UNITED STATES SECURITIES AND EXCHANGE COMMISSION
LITIGATION RELEASE NO. 17548 / June 10, 2002
SECURITIES AND EXCHANGE COMMISSION V. WESTSHORE AGENCY OF MICHIGAN, ET AL., CIVIL ACTION NUMBER CIV-H-00-1827 (USDC/Southern District of Texas).
The Commission announced a settlement today in a nationwide ponzi scheme in which over $13.5 million was raised from 140 mostly elderly Texas investors. Under the terms of the settlement, defendants Edward Neel Cox, Billy Wayne Sparkman, Joseph Lee Covington, Charles Frederick Johnson, Stephen T. Hoyl, Danny R. Mayfield, Randy J. Post and Benny Armond Sides, agreed to a permanent injunction against future violations of the securities laws. Previously, in a South Carolina criminal proceeding, all were ordered to disgorge commissions each received from their participation in the ponzi scheme. The Commission decided not to seek a civil penalty against Cox, Sparkman, Covington, Hoyl, Post and Sides based upon their sworn representations regarding financial status in documents submitted to the Commission. Johnson consented to pay a penalty of $10,000. The Commission decided not to seek the imposition of a civil monetary penalty against Mayfield because of his significant cooperation with the Commission and his efforts to help his clients who were victimized by the ponzi scheme.

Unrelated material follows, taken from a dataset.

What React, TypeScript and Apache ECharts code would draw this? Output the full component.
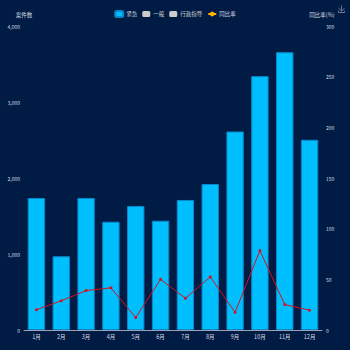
import React, { useEffect, useRef } from "react";
import * as echarts from "echarts";

const months = ["1月", "2月", "3月", "4月", "5月", "6月", "7月", "8月", "9月", "10月", "11月", "12月"];
const urgentCounts = [1737, 970, 1737, 1425, 1632, 1438, 1711, 1921, 2612, 3340, 3655, 2503];
const normalCounts: number[] = [];
const adminCounts: number[] = [];
const yoyRate = [20, 28.8, 38.9, 41.6, 12.3, 50, 31.3, 52.4, 17.5, 78.3, 25.1, 19.5];
const legendNames = ["紧急", "一般", "行政指导", "同比率"];

export default function App() {
  const ref = useRef<HTMLDivElement>(null);
  useEffect(() => {
    document.body.style.margin = "0";
    const chart = echarts.init(ref.current!, null, { renderer: "svg" });
    const labelColor = "#d8dce6";
    chart.setOption({
      animation: false,
      backgroundColor: "#011c44",
      textStyle: { fontFamily: "Noto Sans CJK SC" },
      toolbox: {
        right: 0,
        top: 0,
        padding: 3,
        itemSize: 7,
        iconStyle: { borderColor: "#6a7a95" },
        feature: { saveAsImage: { title: "" } },
      },
      legend: {
        top: 5,
        left: "center",
        itemWidth: 8,
        itemHeight: 6,
        itemGap: 5,
        inactiveColor: "#ccc",
        textStyle: { color: labelColor, fontSize: 5.5, padding: [0, 0, 0, -2] },
        data: [
          { name: legendNames[0] },
          { name: legendNames[1] },
          { name: legendNames[2] },
          { name: legendNames[3], itemStyle: { color: "#ffb000" }, lineStyle: { color: "#ffb000" } },
        ],
        selected: { [legendNames[1]]: false, [legendNames[2]]: false },
      },
      grid: { left: 24, right: 28, top: 26, bottom: 20, containLabel: false },
      xAxis: {
        type: "category",
        data: months,
        axisLine: { lineStyle: { color: "#9aa3b5" } },
        axisTick: { lineStyle: { color: "#9aa3b5" } },
        axisLabel: { color: labelColor, fontSize: 5.5, margin: 4 },
      },
      yAxis: [
        {
          type: "value",
          name: "案件数",
          nameTextStyle: { color: labelColor, fontSize: 5.5 },
          nameGap: 8,
          min: 0,
          max: 4000,
          interval: 1000,
          splitLine: { show: false },
          axisLine: { show: false },
          axisTick: { show: false },
          axisLabel: { color: labelColor, fontSize: 5, margin: 4 },
        },
        {
          type: "value",
          name: "同比率(%)",
          nameTextStyle: { color: labelColor, fontSize: 5.5 },
          nameGap: 8,
          min: 0,
          max: 300,
          interval: 50,
          splitLine: { show: false },
          axisLine: { show: false },
          axisTick: { show: false },
          axisLabel: { color: labelColor, fontSize: 5, margin: 4 },
        },
      ],
      series: [
        {
          name: legendNames[0],
          type: "bar",
          data: urgentCounts,
          barWidth: "70%",
          itemStyle: { color: "#00bfff", borderColor: "#0a86c8", borderWidth: 1 },
        },
        { name: legendNames[1], type: "bar", data: normalCounts, itemStyle: { color: "#ccc" } },
        { name: legendNames[2], type: "bar", data: adminCounts, itemStyle: { color: "#ccc" } },
        {
          name: legendNames[3],
          type: "line",
          yAxisIndex: 1,
          data: yoyRate,
          symbol: "circle",
          symbolSize: 3,
          lineStyle: { color: "#d8101e", width: 1 },
          itemStyle: { color: "#d8101e" },
        },
      ],
    });
    return () => chart.dispose();
  }, []);
  return <div ref={ref} style={{ width: 350, height: 350, position: "absolute", left: 0, top: 0 }} />;
}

In its civil action, the Commission alleged that defendants sold promissory notes issued by Chemical Trust, a purported business trust, as part of a nationwide ponzi scheme. The promissory notes were claimed to be secured by surety bonds issued by United States Guarantee Corporation, an Arizona based surety company. In reality, the control persons behind Chemical Trust were diverting investor funds to their own use and the surety company was being run by a convicted felon and held no assets with which to secure the promissory notes. The Commission alleged that the defendants were in a position to learn of the issuer's fraudulent scheme, but failed to conduct any meaningful due diligence before selling the securities to their insurance clients. The Commission further alleged the defendants made fraudulent statements in connection with the sale of the Chemical Trust promissory notes and acted as unregistered brokers.
The defendants consented, without admitting or denying the allegations in the complaint, to the entry of a final judgment permanently enjoining each from future violations of Sections 5(a), 5(c) and 17(a) of the Securities Act of 1933 and Sections 10(b) and 15(a) of the Securities Exchange Act of 1934 and Rule 10b-5 thereunder. In addition, Cox, Sparkman and Covington consented to the entry of an administrative order barring each from association with any broker or dealer while the remaining respondents consented to a twelve-month suspension from association with any broker or dealer.